A diagram showing extraction of changes from CheriBSD, merging into local branches maintained by Capabilities Limited followed by publication in CHERI Alliance repositories, submission to the FreeBSD review process, and final merging into FreeBSD

This project will reliably produce well engineered, open-source patches against the public FreeBSD software distribution.

  • Changes will be derived from the public SRI/Cambridge CheriBSD repo, which will continue to host, in the longer term, evolving research.

  • Production-quality versions of the changes will be pushed into a CHERI Alliance repo making them available for review, testing, and use.

  • We will then aim to upstream these to the FreeBSD Project where they will start to appear in FreeBSD releases, and be available for use by downstream products.

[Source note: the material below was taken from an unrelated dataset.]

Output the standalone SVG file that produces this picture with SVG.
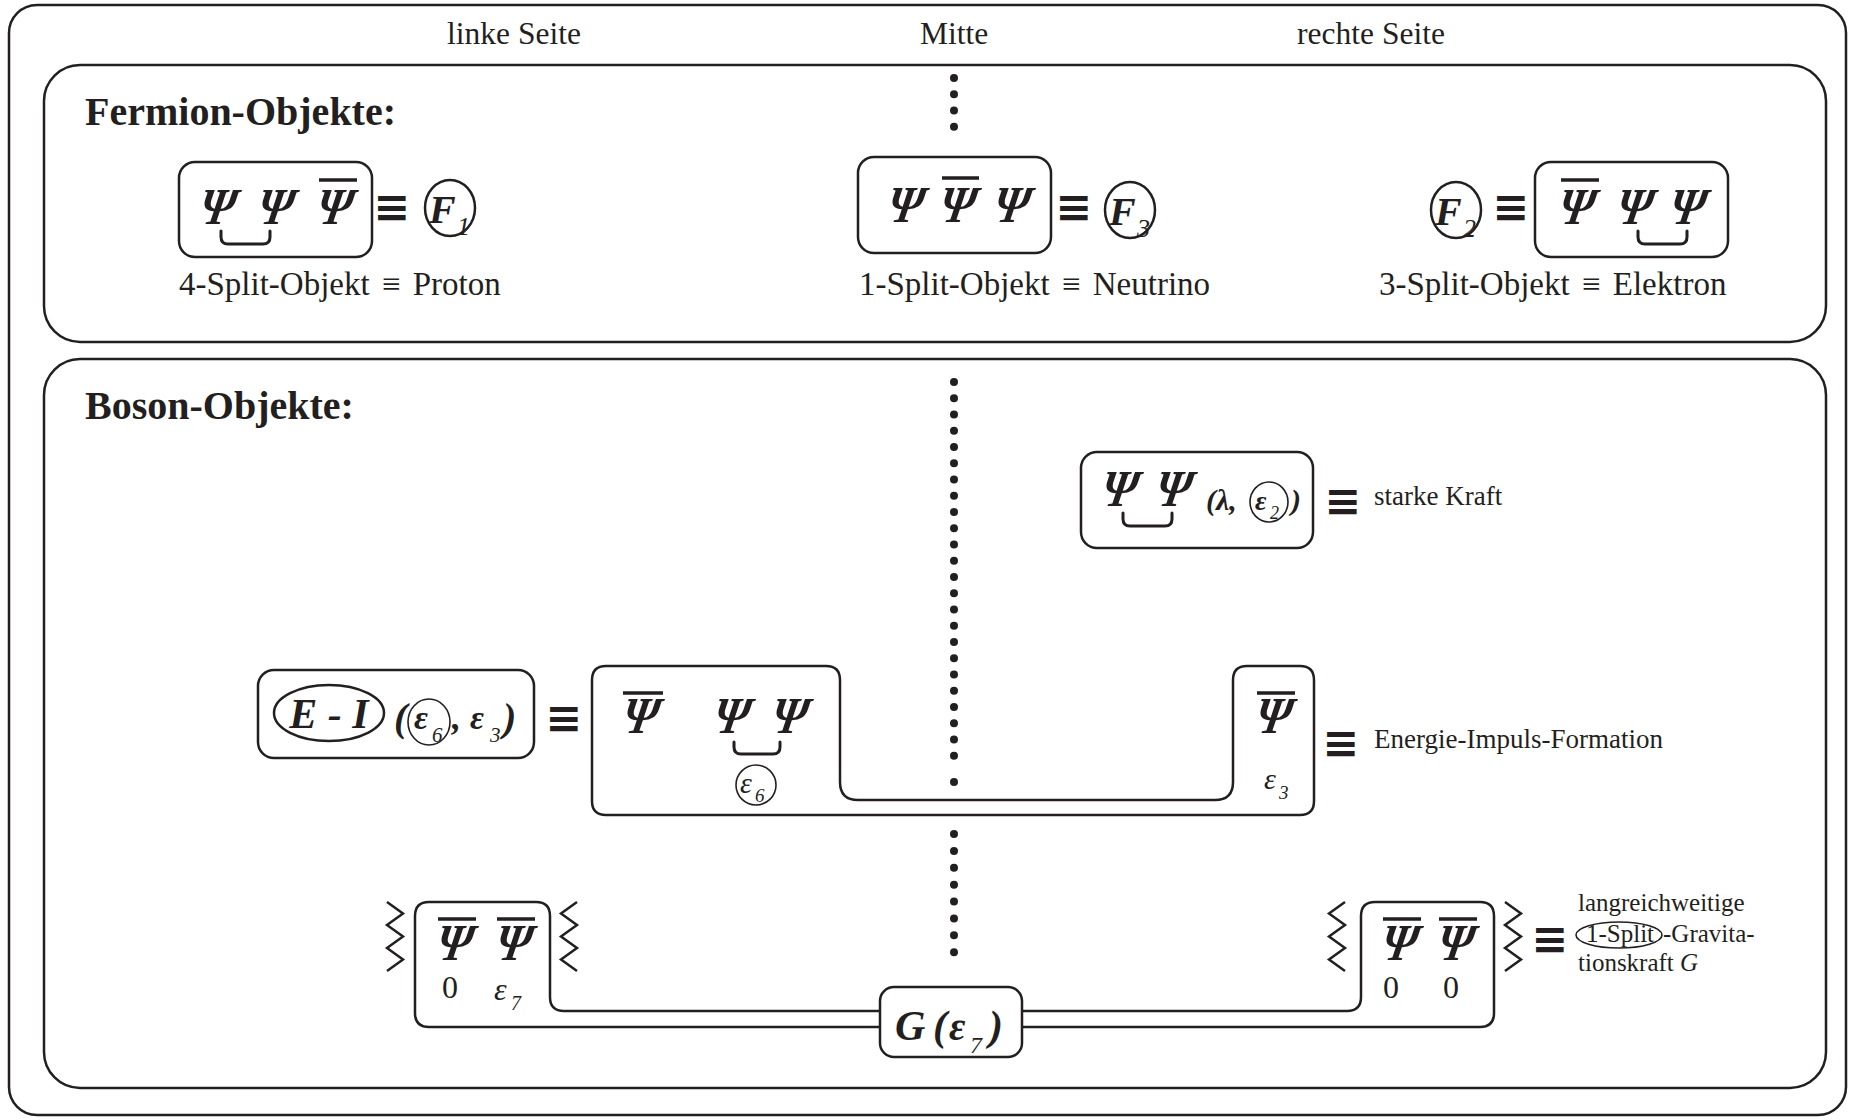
<svg xmlns="http://www.w3.org/2000/svg" width="1856" height="1120" viewBox="0 0 1856 1120">
<style>
.frame{fill:none;stroke:#231f20;stroke-width:2.5}
.box{fill:none;stroke:#231f20;stroke-width:2.5}
.thin{fill:none;stroke:#231f20;stroke-width:1.6}
.bar{stroke:#231f20;stroke-width:3.5}
.brk{fill:none;stroke:#231f20;stroke-width:3;stroke-linecap:round}
.zz{fill:none;stroke:#231f20;stroke-width:2.5}
.dots{stroke:#231f20;stroke-width:8;stroke-linecap:round;fill:none}
text{fill:#231f20;font-family:"Liberation Serif","Times New Roman",serif}
.hd{font-size:31.5px;text-anchor:middle}
.ttl{font-size:40px;font-weight:bold}
.lbl{font-size:33px;word-spacing:4px}
.sm{font-size:27px}
.xs{font-size:25px}
.psi{font-size:50px;font-weight:bold;font-style:italic;text-anchor:middle}
.bi{font-weight:bold;font-style:italic}
.it{font-style:italic}
.eq{font-family:"DejaVu Sans",sans-serif;font-weight:bold;font-size:44px;text-anchor:middle}
</style>

<rect class="frame" x="9" y="5" width="1837" height="1110" rx="28"/>
<text class="hd" x="514" y="44">linke Seite</text>
<text class="hd" x="954" y="44">Mitte</text>
<text class="hd" x="1371" y="44">rechte Seite</text>

<g id="fermion-panel">
<rect class="frame" x="44" y="65" width="1782" height="277" rx="36"/>
<text class="ttl" x="85" y="125">Fermion-Objekte:</text>
</g>
<g id="boson-panel">
<rect class="frame" x="44" y="359" width="1782" height="729" rx="36"/>
<text class="ttl" x="85" y="419">Boson-Objekte:</text>
</g>

<g id="connectors">
<line class="dots" x1="954" y1="78" x2="954" y2="143" stroke-dasharray="0 16.25"/>
<line class="dots" x1="954" y1="382" x2="954" y2="772" stroke-dasharray="0 16.25"/>
<circle cx="954" cy="782" r="4" fill="#231f20"/>
<line class="dots" x1="954" y1="834" x2="954" y2="969" stroke-dasharray="0 16.875"/>
</g>

<g id="proton">
<rect class="box" x="179" y="162" width="193" height="95" rx="16"/>
<text class="psi" transform="translate(215 224) skewX(-10) scale(0.92 1.04)">Ψ</text>
<text class="psi" transform="translate(273 224) skewX(-10) scale(0.92 1.04)">Ψ</text>
<text class="psi" transform="translate(332 224) skewX(-10) scale(0.92 1.04)">Ψ</text>
<line class="bar" x1="319" y1="180" x2="357" y2="180"/>
<path class="brk" d="M221,231 v6 q0,7 7,7 h35 q7,0 7,-7 v-6"/>
<text class="eq" x="392" y="222">≡</text>
<ellipse class="box" cx="450" cy="208" rx="25" ry="28"/>
<text class="bi" x="429" y="223" font-size="40">F</text>
<text class="it" x="457" y="235" font-size="26">1</text>
<text class="lbl" x="179" y="295">4-Split-Objekt ≡ Proton</text>
</g>

<g id="neutrino">
<rect class="box" x="858" y="157" width="193" height="96" rx="16"/>
<text class="psi" transform="translate(903 222) skewX(-10) scale(0.92 1.04)">Ψ</text>
<text class="psi" transform="translate(955 222) skewX(-10) scale(0.92 1.04)">Ψ</text>
<text class="psi" transform="translate(1009 222) skewX(-10) scale(0.92 1.04)">Ψ</text>
<line class="bar" x1="942" y1="178" x2="979" y2="178"/>
<text class="eq" x="1074" y="222">≡</text>
<ellipse class="box" cx="1130" cy="210" rx="25" ry="28"/>
<text class="bi" x="1109" y="225" font-size="40">F</text>
<text class="it" x="1137" y="237" font-size="26">3</text>
<text class="lbl" x="859" y="295">1-Split-Objekt ≡ Neutrino</text>
</g>

<g id="electron">
<ellipse class="box" cx="1456" cy="210" rx="25" ry="28"/>
<text class="bi" x="1435" y="225" font-size="40">F</text>
<text class="it" x="1463" y="237" font-size="26">2</text>
<text class="eq" x="1511" y="222">≡</text>
<rect class="box" x="1535" y="162" width="193" height="95" rx="16"/>
<text class="psi" transform="translate(1574 224) skewX(-10) scale(0.92 1.04)">Ψ</text>
<text class="psi" transform="translate(1632 224) skewX(-10) scale(0.92 1.04)">Ψ</text>
<text class="psi" transform="translate(1685 224) skewX(-10) scale(0.92 1.04)">Ψ</text>
<line class="bar" x1="1561" y1="180" x2="1599" y2="180"/>
<path class="brk" d="M1638,231 v6 q0,7 7,7 h35 q7,0 7,-7 v-6"/>
<text class="lbl" x="1379" y="295">3-Split-Objekt ≡ Elektron</text>
</g>

<g id="strong-force">
<rect class="box" x="1081" y="452" width="232" height="96" rx="16"/>
<text class="psi" transform="translate(1117 506) skewX(-10) scale(0.92 1.04)">Ψ</text>
<text class="psi" transform="translate(1171 506) skewX(-10) scale(0.92 1.04)">Ψ</text>
<path class="brk" d="M1123,513 v6 q0,7 7,7 h35 q7,0 7,-7 v-6"/>
<text class="bi" x="1206" y="510" font-size="30">(λ,</text>
<ellipse class="thin" cx="1269" cy="502" rx="19" ry="20"/>
<text class="bi" x="1255" y="510" font-size="28">ε</text>
<text class="it" x="1270" y="519" font-size="18">2</text>
<text class="bi" x="1291" y="510" font-size="30">)</text>
<text class="eq" x="1343" y="516">≡</text>
<text class="sm" x="1374" y="505">starke Kraft</text>
</g>

<g id="energy-impulse">
<rect class="box" x="258" y="670" width="276" height="88" rx="16"/>
<ellipse class="box" cx="329" cy="713" rx="55" ry="28"/>
<text class="bi" x="329" y="728" font-size="42" text-anchor="middle">E - I</text>
<text class="bi" x="394" y="731" font-size="40">(</text>
<ellipse class="thin" cx="429" cy="722" rx="21" ry="23"/>
<text class="bi" x="414" y="729" font-size="34">ε</text>
<text class="it" x="432" y="742" font-size="21">6</text>
<text class="bi" x="452" y="729" font-size="36">,</text>
<text class="bi" x="470" y="729" font-size="34">ε</text>
<text class="it" x="490" y="742" font-size="21">3</text>
<text class="bi" x="503" y="731" font-size="40">)</text>
<text class="eq" x="564" y="733">≡</text>
<path class="box" d="M606,666 H826 Q840,666 840,680 V782 Q840,800 858,800 H1215 Q1233,800 1233,782 V680 Q1233,666 1247,666 H1300 Q1314,666 1314,680 V801 Q1314,815 1300,815 H606 Q592,815 592,801 V680 Q592,666 606,666 Z"/>
<text class="psi" transform="translate(638 733) skewX(-10) scale(0.92 1.04)">Ψ</text>
<line class="bar" x1="623" y1="693" x2="663" y2="693"/>
<text class="psi" transform="translate(729 733) skewX(-10) scale(0.92 1.04)">Ψ</text>
<text class="psi" transform="translate(787 733) skewX(-10) scale(0.92 1.04)">Ψ</text>
<path class="brk" d="M734,742 v5 q0,7 7,7 h32 q7,0 7,-7 v-5"/>
<ellipse class="thin" cx="756" cy="785" rx="20" ry="20"/>
<text class="it" x="740" y="793" font-size="30">ε</text>
<text class="it" x="755" y="802" font-size="19">6</text>
<text class="psi" transform="translate(1271 733) skewX(-10) scale(0.92 1.04)">Ψ</text>
<line class="bar" x1="1257" y1="693" x2="1295" y2="693"/>
<text class="it" x="1264" y="789" font-size="30">ε</text>
<text class="it" x="1279" y="799" font-size="19">3</text>
<text class="eq" x="1341" y="758">≡</text>
<text class="sm" x="1374" y="748">Energie-Impuls-Formation</text>
</g>

<g id="gravitation">
<path class="box" d="M880,1027 H429 Q415,1027 415,1013 V916 Q415,902 429,902 H536 Q550,902 550,916 V997 Q550,1011 564,1011 H880"/>
<path class="box" d="M1022,1011 H1347 Q1361,1011 1361,997 V916 Q1361,902 1375,902 H1480 Q1494,902 1494,916 V1013 Q1494,1027 1480,1027 H1022"/>
<rect class="box" x="880" y="987" width="142" height="70" rx="14"/>
<text class="bi" x="895" y="1040" font-size="42">G</text>
<text class="bi" x="933" y="1040" font-size="42">(</text>
<text class="bi" x="949" y="1040" font-size="40">ε</text>
<text class="it" x="970" y="1053" font-size="24">7</text>
<text class="bi" x="989" y="1040" font-size="42">)</text>
<polyline class="zz" points="387,902 403,913.5 387,925 403,936.5 387,948 403,959.5 387,971"/>
<polyline class="zz" points="577,902 561,913.5 577,925 561,936.5 577,948 561,959.5 577,971"/>
<polyline class="zz" points="1345,902 1329,913.5 1345,925 1329,936.5 1345,948 1329,959.5 1345,971"/>
<polyline class="zz" points="1505,902 1521,913.5 1505,925 1521,936.5 1505,948 1521,959.5 1505,971"/>
<text class="psi" transform="translate(452 960) skewX(-10) scale(0.92 1.04)">Ψ</text>
<line class="bar" x1="438" y1="919" x2="476" y2="919"/>
<text class="psi" transform="translate(511 960) skewX(-10) scale(0.92 1.04)">Ψ</text>
<line class="bar" x1="497" y1="919" x2="535" y2="919"/>
<text x="450" y="998" text-anchor="middle" font-size="32">0</text>
<text class="it" x="494" y="1000" font-size="32">ε</text>
<text class="it" x="511" y="1010" font-size="20">7</text>
<text class="psi" transform="translate(1397 960) skewX(-10) scale(0.92 1.04)">Ψ</text>
<line class="bar" x1="1383" y1="919" x2="1421" y2="919"/>
<text class="psi" transform="translate(1453 960) skewX(-10) scale(0.92 1.04)">Ψ</text>
<line class="bar" x1="1439" y1="919" x2="1477" y2="919"/>
<text x="1391" y="998" text-anchor="middle" font-size="32">0</text>
<text x="1451" y="998" text-anchor="middle" font-size="32">0</text>
<text class="eq" x="1550" y="954">≡</text>
<text class="xs" x="1578" y="911">langreichweitige</text>
<ellipse class="thin" cx="1619" cy="935" rx="43" ry="13"/>
<text class="xs" x="1620" y="942" text-anchor="middle">1-Split</text>
<text class="xs" x="1663" y="942">-Gravita-</text>
<text class="xs" x="1578" y="971">tionskraft <tspan class="it">G</tspan></text>
</g>
</svg>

  • In some cases we will upstream self contained changes directly to FreeBSD rather than bundling them within the CHERI Alliance repository.

 

Beyond merging CHERI support to upstream FreeBSD, this project will improve the maturity of key CHERI-based features that are not quite ready to merge. In particular, we plan to improve the userspace component of heap temporal safety, replacing the malloc revocation shim (MRS) with revocation implemented directly in the allocator. This is expected to improve performance and allow for better optimization due the elimination of a layer of free lists which are decoupled from the allocator. We expect this work will bring us to the point where we can merge revocation. Likewise, we will integrate a current co-process compartmentalization prototype with the revocation system and explore new APIs for co-process creation and capability sharing. This will enable further exploration of co-process compartmentalization models in CheriBSD. We also plan to explore expanded use of sub-object bounds within userspace.

 

In the process of extracting patches and refining CHERI integration in CheriBSD and FreeBSD, we all also enhance existing test suites to cover a larger portion of CHERI C/C++ and POSIX than current test suites permit. This will involve improving the portability of the test suites as well as adding new tests.

 

We anticipate that FreeBSD 16 will be the first mainstream OS release to include support for CHERI out of the box.